-- Start of Dataset excerpt --

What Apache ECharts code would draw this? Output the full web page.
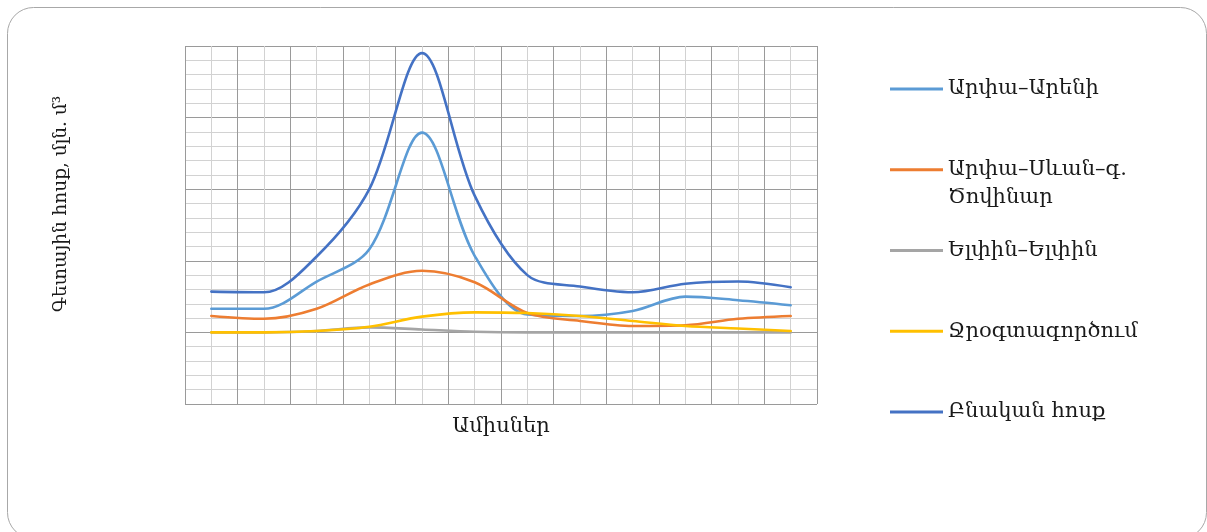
<!DOCTYPE html>
<html>
<head>
<meta charset="utf-8">
<script src="https://cdn.jsdelivr.net/npm/echarts@6/dist/echarts.min.js"></script>
<style>
  html, body { margin: 0; padding: 0; background: #fff; }
  #chart { width: 1207px; height: 532px; }
</style>
</head>
<body>
<div id="chart"></div>
<script>
// Months (category positions 1..12)
const months = ['1', '2', '3', '4', '5', '6', '7', '8', '9', '10', '11', '12'];

// Flow series, million m³
const arpaAreni = [0.33, 0.33, 0.71, 1.16, 2.79, 1.07, 0.25, 0.23, 0.30, 0.50, 0.45, 0.38];
const arpaSevan = [0.23, 0.19, 0.33, 0.67, 0.86, 0.70, 0.27, 0.16, 0.09, 0.10, 0.19, 0.23];
const yelpin = [0, 0, 0.02, 0.07, 0.04, 0.01, 0, 0, 0, 0, 0, 0];
const waterUse = [0, 0, 0.02, 0.08, 0.22, 0.28, 0.27, 0.23, 0.16, 0.09, 0.055, 0.02];
const naturalFlow = [0.57, 0.56, 1.06, 2.0, 3.90, 1.91, 0.80, 0.64, 0.56, 0.68, 0.71, 0.63];

const seriesNames = ['Արփա–Արենի', 'Արփա–Սևան–գ.', 'Ելփին–Ելփին', 'Ջրօգտագործում', 'Բնական հոսք'];
const seriesColors = ['#5B9BD5', '#ED7D31', '#A5A5A5', '#FFC000', '#4472C4'];
const seriesValues = [arpaAreni, arpaSevan, yelpin, waterUse, naturalFlow];

const FONT = '"DejaVu Serif", serif';
const FONT_SIZE = 21;

// Each month sits in the middle of its band on a 0..12 value axis
const toPoints = vals => vals.map((v, i) => [i + 0.5, v]);

const chart = echarts.init(document.getElementById('chart'), null, { renderer: 'canvas' });

chart.setOption({
  animation: false,
  backgroundColor: '#ffffff',
  grid: { left: 185, top: 46, width: 632, height: 358, containLabel: false },
  xAxis: {
    type: 'value',
    min: 0,
    max: months.length,
    interval: 1,
    name: 'Ամիսներ',
    nameLocation: 'middle',
    nameGap: 12,
    nameTextStyle: { fontFamily: FONT, fontSize: FONT_SIZE, color: '#1a1a1a' },
    axisLine: { show: false },
    axisTick: { show: false },
    axisLabel: { show: false },
    splitLine: { show: true, lineStyle: { color: '#9a9a9a', width: 1 } },
    minorTick: { show: false, splitNumber: 2 },
    minorSplitLine: { show: true, lineStyle: { color: '#d2d2d2', width: 1 } }
  },
  yAxis: {
    type: 'value',
    min: -1,
    max: 4,
    interval: 1,
    axisLine: { show: false },
    axisTick: { show: false },
    axisLabel: { show: false },
    splitLine: { show: true, lineStyle: { color: '#9a9a9a', width: 1 } },
    minorTick: { show: false, splitNumber: 5 },
    minorSplitLine: { show: true, lineStyle: { color: '#d2d2d2', width: 1 } }
  },
  legend: {
    orient: 'vertical',
    left: 890,
    top: 75,
    padding: 0,
    itemWidth: 53,
    itemHeight: 3,
    itemGap: 52.75,
    icon: 'rect',
    textStyle: { fontFamily: FONT, fontSize: FONT_SIZE, color: '#1a1a1a', lineHeight: 28 },
    data: seriesNames
  },
  graphic: [
    {
      type: 'rect',
      silent: true,
      shape: { x: 7.5, y: 7.5, width: 1199, height: 531, r: 26 },
      style: { fill: 'none', stroke: '#a8a8a8', lineWidth: 1 }
    },
    {
      type: 'text',
      left: 948,
      top: 187,
      style: { text: 'Ծովինար', font: FONT_SIZE + 'px ' + FONT, fill: '#1a1a1a' }
    },
    {
      type: 'text',
      x: 61,
      y: 204,
      rotation: Math.PI / 2,
      style: {
        text: 'Գետային հոսք, մլն. մ³',
        font: '18.5px ' + FONT,
        fill: '#1a1a1a',
        align: 'center',
        verticalAlign: 'middle'
      }
    }
  ],
  series: seriesNames.map((name, k) => ({
    name,
    type: 'line',
    data: toPoints(seriesValues[k]),
    smooth: 0.33,
    showSymbol: false,
    symbol: 'none',
    color: seriesColors[k],
    lineStyle: { width: 2.6, color: seriesColors[k], cap: 'round' },
    z: 2 + k
  }))
});
</script>
</body>
</html>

-- End of Dataset excerpt --

What to work on: Copy out every line of the material above exactly, skipping the pictures.

Response to this task:
What Apache ECharts code would draw this? Output the full web page.
<!DOCTYPE html>
<html>
<head>
<meta charset="utf-8">
<script src="https://cdn.jsdelivr.net/npm/echarts@6/dist/echarts.min.js"></script>
<style>
  html, body { margin: 0; padding: 0; background: #fff; }
  #chart { width: 1207px; height: 532px; }
</style>
</head>
<body>
<div id="chart"></div>
<script>
// Months (category positions 1..12)
const months = ['1', '2', '3', '4', '5', '6', '7', '8', '9', '10', '11', '12'];

// Flow series, million m³
const arpaAreni = [0.33, 0.33, 0.71, 1.16, 2.79, 1.07, 0.25, 0.23, 0.30, 0.50, 0.45, 0.38];
const arpaSevan = [0.23, 0.19, 0.33, 0.67, 0.86, 0.70, 0.27, 0.16, 0.09, 0.10, 0.19, 0.23];
const yelpin = [0, 0, 0.02, 0.07, 0.04, 0.01, 0, 0, 0, 0, 0, 0];
const waterUse = [0, 0, 0.02, 0.08, 0.22, 0.28, 0.27, 0.23, 0.16, 0.09, 0.055, 0.02];
const naturalFlow = [0.57, 0.56, 1.06, 2.0, 3.90, 1.91, 0.80, 0.64, 0.56, 0.68, 0.71, 0.63];

const seriesNames = ['Արփա–Արենի', 'Արփա–Սևան–գ.', 'Ելփին–Ելփին', 'Ջրօգտագործում', 'Բնական հոսք'];
const seriesColors = ['#5B9BD5', '#ED7D31', '#A5A5A5', '#FFC000', '#4472C4'];
const seriesValues = [arpaAreni, arpaSevan, yelpin, waterUse, naturalFlow];

const FONT = '"DejaVu Serif", serif';
const FONT_SIZE = 21;

// Each month sits in the middle of its band on a 0..12 value axis
const toPoints = vals => vals.map((v, i) => [i + 0.5, v]);

const chart = echarts.init(document.getElementById('chart'), null, { renderer: 'canvas' });

chart.setOption({
  animation: false,
  backgroundColor: '#ffffff',
  grid: { left: 185, top: 46, width: 632, height: 358, containLabel: false },
  xAxis: {
    type: 'value',
    min: 0,
    max: months.length,
    interval: 1,
    name: 'Ամիսներ',
    nameLocation: 'middle',
    nameGap: 12,
    nameTextStyle: { fontFamily: FONT, fontSize: FONT_SIZE, color: '#1a1a1a' },
    axisLine: { show: false },
    axisTick: { show: false },
    axisLabel: { show: false },
    splitLine: { show: true, lineStyle: { color: '#9a9a9a', width: 1 } },
    minorTick: { show: false, splitNumber: 2 },
    minorSplitLine: { show: true, lineStyle: { color: '#d2d2d2', width: 1 } }
  },
  yAxis: {
    type: 'value',
    min: -1,
    max: 4,
    interval: 1,
    axisLine: { show: false },
    axisTick: { show: false },
    axisLabel: { show: false },
    splitLine: { show: true, lineStyle: { color: '#9a9a9a', width: 1 } },
    minorTick: { show: false, splitNumber: 5 },
    minorSplitLine: { show: true, lineStyle: { color: '#d2d2d2', width: 1 } }
  },
  legend: {
    orient: 'vertical',
    left: 890,
    top: 75,
    padding: 0,
    itemWidth: 53,
    itemHeight: 3,
    itemGap: 52.75,
    icon: 'rect',
    textStyle: { fontFamily: FONT, fontSize: FONT_SIZE, color: '#1a1a1a', lineHeight: 28 },
    data: seriesNames
  },
  graphic: [
    {
      type: 'rect',
      silent: true,
      shape: { x: 7.5, y: 7.5, width: 1199, height: 531, r: 26 },
      style: { fill: 'none', stroke: '#a8a8a8', lineWidth: 1 }
    },
    {
      type: 'text',
      left: 948,
      top: 187,
      style: { text: 'Ծովինար', font: FONT_SIZE + 'px ' + FONT, fill: '#1a1a1a' }
    },
    {
      type: 'text',
      x: 61,
      y: 204,
      rotation: Math.PI / 2,
      style: {
        text: 'Գետային հոսք, մլն. մ³',
        font: '18.5px ' + FONT,
        fill: '#1a1a1a',
        align: 'center',
        verticalAlign: 'middle'
      }
    }
  ],
  series: seriesNames.map((name, k) => ({
    name,
    type: 'line',
    data: toPoints(seriesValues[k]),
    smooth: 0.33,
    showSymbol: false,
    symbol: 'none',
    color: seriesColors[k],
    lineStyle: { width: 2.6, color: seriesColors[k], cap: 'round' },
    z: 2 + k
  }))
});
</script>
</body>
</html>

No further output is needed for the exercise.